A dozen rounds with a Baker for the English title is an appealing option on the menu for Shinkwin’s next course, while he suspects Burton won’t be short of willing challengers.

Miles Shinkwin

“I think everyone will be racing to get at Burton now, if I am honest. Again, nothing against him because he did what he had to do, but I think it was clear to everyone that I had the beating of him that night. It was definitely the worst I have boxed as a pro, but I still had the beating of him and one or two more rounds and that was my fight.

“It didn’t get that far, so it doesn’t matter now, but there are other fighters like Frank (Buglioni) who have the style to beat him – I also think Tom (Baker) and others could beat him, but he might surprise everyone and go on from this. We’ve asked for a rematch already, but got turned down, which I was not surprised about.

“I couldn’t get a title fight for love nor money before, then I get beat and, all of a sudden, someone calls me out. Tom Baker. Let’s go!

“Tom is a real nice fella and I think he would say the same thing about me. It’s just business isn’t it? If I won the English title in a really good fashion then people would forget about the British title fight and I would be near enough back to British level again. Hopefully we can get that made and within one fight I will be back where I was.

“He has said he wants to defend the English title and he wants to fight me. People have seen the Burton fight and saw me make a lot of mistakes, but they won’t see them again so they are taking false hope if you ask me.

“For my whole career I have not called names out, but I feel now that if people want to shout my name out, why shouldn’t I do it back?”

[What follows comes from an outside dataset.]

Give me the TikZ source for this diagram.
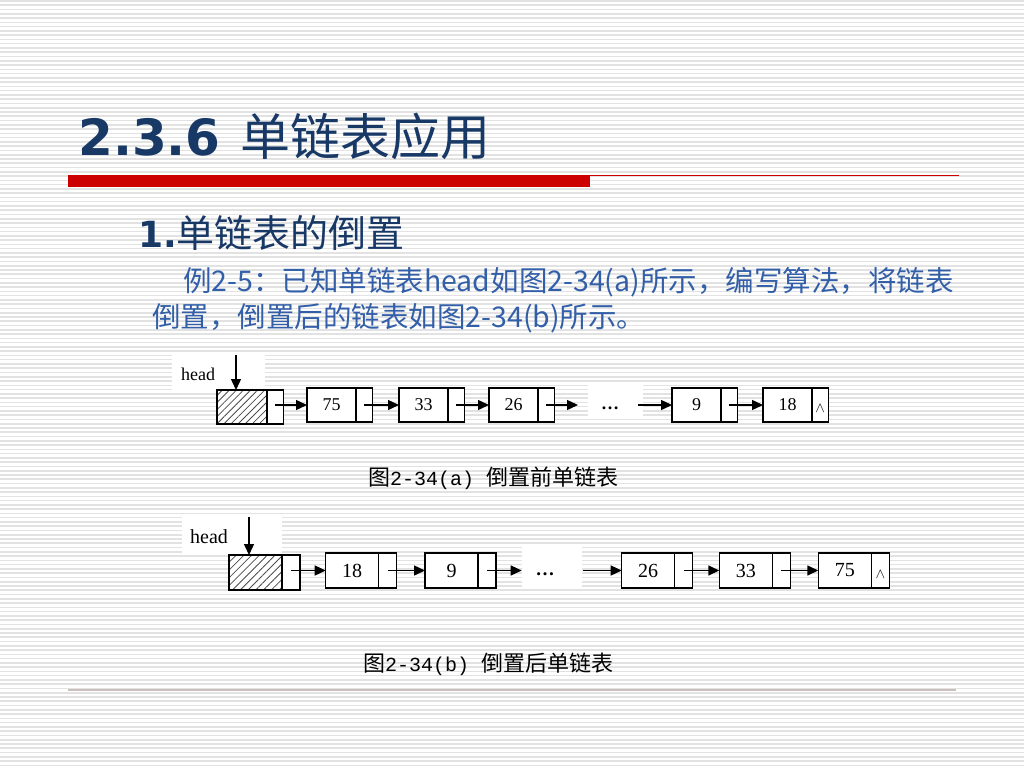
\documentclass[tikz,border=0pt]{standalone}
\usepackage{fontspec}
\setmainfont{Liberation Serif}
\newfontfamily\cjk{Noto Sans CJK SC}
\newfontfamily\vb{DejaVu Sans}
\newfontfamily\lmono{Liberation Mono}
\usetikzlibrary{arrows.meta,patterns.meta,positioning}
\definecolor{navy}{RGB}{24,56,102}
\definecolor{bodyblue}{RGB}{50,95,168}
\definecolor{barred}{RGB}{204,0,0}
\definecolor{stripe}{RGB}{226,226,226}
\definecolor{rulecol}{RGB}{205,190,190}
\newcommand{\fsz}[1]{\fontsize{#1pt}{#1pt}\selectfont}
\newcommand{\lat}[1]{{\lmono\fsz{20}#1}}
\tikzset{
  whitebox/.style={fill=white, draw=none, inner sep=0pt, outer sep=0pt},
  cellA/.style={draw, line width=1.2pt, fill=white, minimum height=34pt, inner sep=0pt, outer sep=0pt, font=\fsz{18}},
  dcellA/.style={cellA, minimum width=49pt},
  pcellA/.style={cellA, minimum width=16.5pt},
  hcellA/.style={cellA, minimum width=50pt, preaction={fill=white}, pattern={Lines[angle=45,distance=5pt,line width=0.8pt]}, pattern color=black!70},
  cellB/.style={draw, line width=1.2pt, fill=white, minimum height=35pt, inner sep=0pt, outer sep=0pt, font=\fsz{20}},
  dcellB/.style={cellB, minimum width=53pt},
  pcellB/.style={cellB, minimum width=18pt},
  hcellB/.style={cellB, minimum width=53pt, preaction={fill=white}, pattern={Lines[angle=45,distance=5.5pt,line width=0.8pt]}, pattern color=black!70},
  link/.style={line width=1.4pt, -{Triangle[length=11pt,width=10pt]}},
  nullmark/.style={inner sep=0pt, font=\fsz{15}},
  lbl/.style={anchor=base west, inner sep=0pt},
}
\begin{document}
\begin{tikzpicture}[x=1pt,y=-1pt]
\useasboundingbox (0,0) rectangle (1024,768);
\fill[white] (0,0) rectangle (1024,768);
% background stripes
\foreach \i in {0,...,180} {
  \draw[stripe, line width=1.6pt] (0,\i*4.27+1) -- (1024,\i*4.27+1);
}
% title
\node[lbl, text=navy] (title) at (78,155) {{\vb\bfseries\fsz{50}2.3.6}\hspace{20pt}{\cjk\fsz{50}单链表应用}};
\fill[barred] (68,175) rectangle (590,187);
\draw[barred, line width=1.5pt] (590,175.7) -- (959,175.7);
% subtitle
\node[lbl, text=navy] (sub) at (138,247) {{\vb\bfseries\fsz{36}1.}{\cjk\fsz{38}单链表的倒置}};
% body
\node[lbl, text=bodyblue, font=\cjk\fsz{28.5}] (body1) at (183,291) {例2-5：已知单链表head如图2-34(a)所示，编写算法，将链表};
\node[lbl, text=bodyblue, font=\cjk\fsz{28.5}] (body2) at (152,327) {倒置，倒置后的链表如图2-34(b)所示。};

% ---------- figure (a) ----------
\node[whitebox, minimum width=93pt, minimum height=41pt] (hwa) at (218.5,372.5) {};
\node[lbl, font=\fsz{18}] (headA) at (181,380) {head};
\node[whitebox, minimum width=55pt, minimum height=34pt] (dwa) at (615.5,400) {};
\node[hcellA] (ha) at (242,407) {};
\node[pcellA, right=0pt of ha] (hap) {};
\node[dcellA] (a1) at (331.5,405) {75};
\node[pcellA, right=0pt of a1] (a1p) {};
\node[dcellA] (a2) at (423.5,405) {33};
\node[pcellA, right=0pt of a2] (a2p) {};
\node[dcellA] (a3) at (513.5,405) {26};
\node[pcellA, right=0pt of a3] (a3p) {};
\node[dcellA] (a4) at (696.5,405) {9};
\node[pcellA, right=0pt of a4] (a4p) {};
\node[dcellA] (a5) at (787.5,405) {18};
\node[pcellA, right=0pt of a5] (a5p) {};
\node[nullmark, yshift=-3pt] (nullA) at (a5p.center) {$\wedge$};
\node[anchor=base, inner sep=0pt, font=\bfseries\fsz{18}] (ellA) at (610,409) {…};
\coordinate (hAtop) at (236,355);
\coordinate (aE1) at (578,405);
\coordinate (aS2) at (638,405);
\draw[link] (hAtop) -- (hAtop |- ha.north);
\draw[link] (hap.center |- a1.west) -- (a1.west);
\draw[link] (a1p.center) -- (a2.west);
\draw[link] (a2p.center) -- (a3.west);
\draw[link] (a3p.center) -- (aE1);
\draw[link] (aS2) -- (a4.west);
\draw[link] (a4p.center) -- (a5.west);
\node[lbl, font=\cjk\fsz{22}] (capA) at (368,485) {图\lat{2-34(a) }倒置前单链表};

% ---------- figure (b) ----------
\node[whitebox, minimum width=100pt, minimum height=40pt] (hwb) at (232,535) {};
\node[lbl, font=\fsz{20}] (headB) at (190,543) {head};
\node[whitebox, minimum width=60pt, minimum height=42pt] (dwb) at (552,566) {};
\node[hcellB] (hb) at (255.5,572.5) {};
\node[pcellB, right=0pt of hb] (hbp) {};
\node[dcellB] (b1) at (352.2,570.5) {18};
\node[pcellB, right=0pt of b1] (b1p) {};
\node[dcellB] (b2) at (451.5,570.5) {9};
\node[pcellB, right=0pt of b2] (b2p) {};
\node[dcellB] (b3) at (648.2,570.5) {26};
\node[pcellB, right=0pt of b3] (b3p) {};
\node[dcellB] (b4) at (745.8,570.5) {33};
\node[pcellB, right=0pt of b4] (b4p) {};
\node[dcellB] (b5) at (844.8,570.5) {75};
\node[pcellB, right=0pt of b5] (b5p) {};
\node[nullmark, yshift=-4pt] (nullB) at (b5p.center) {$\wedge$};
\node[anchor=base, inner sep=0pt, font=\bfseries\fsz{19}] (ellB) at (545,575) {…};
\coordinate (hBtop) at (249,517);
\coordinate (bE1) at (521.7,570.5);
\coordinate (bS2) at (582.7,570.5);
\draw[link] (hBtop) -- (hBtop |- hb.north);
\draw[link] (hbp.center |- b1.west) -- (b1.west);
\draw[link] (b1p.center) -- (b2.west);
\draw[link] (b2p.center) -- (bE1);
\draw[link] (bS2) -- (b3.west);
\draw[link] (b3p.center) -- (b4.west);
\draw[link] (b4p.center) -- (b5.west);
\node[lbl, font=\cjk\fsz{22}] (capB) at (363,671) {图\lat{2-34(b) }倒置后单链表};

% bottom rule
\draw[rulecol, line width=1.3pt] (68,690) -- (956,690);
\end{tikzpicture}
\end{document}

Shinkwin previously revealed that his wife Kelly has little sympathy for the travails of a life in boxing, with her take on the fight game extending to having a husband who goes out and punches a few bags for a living.

Support has not been in short supply since his first setback, although a father with a fighting background results in some occasionally unwanted scrutiny.

“She’s been good since, although I don’t tell her that! I wouldn’t say it’s been a tough time because it’s life, but people tend to talk about it like someone’s died. You can’t get too down on yourself because it wouldn’t get you anywhere and there is no point in me sitting at home sulking about what’s gone on.

“My dad has not left me alone and can’t believe I lost. My daughter was one last week, we had a little party and as soon as he sat down he started going on about it. I had to tell him it was my daughter’s first birthday and please leave it out about the fight. He knows I messed up.

“I felt worse for Jason than I do for myself. The amount he got paid does not match up to the hours he put in and then for me to go and do the complete opposite to what I was told… I still feel bad about it now.”

His audition for a title role may not have gone according the script, but that’s the fight business and the Shinkwin show must go on.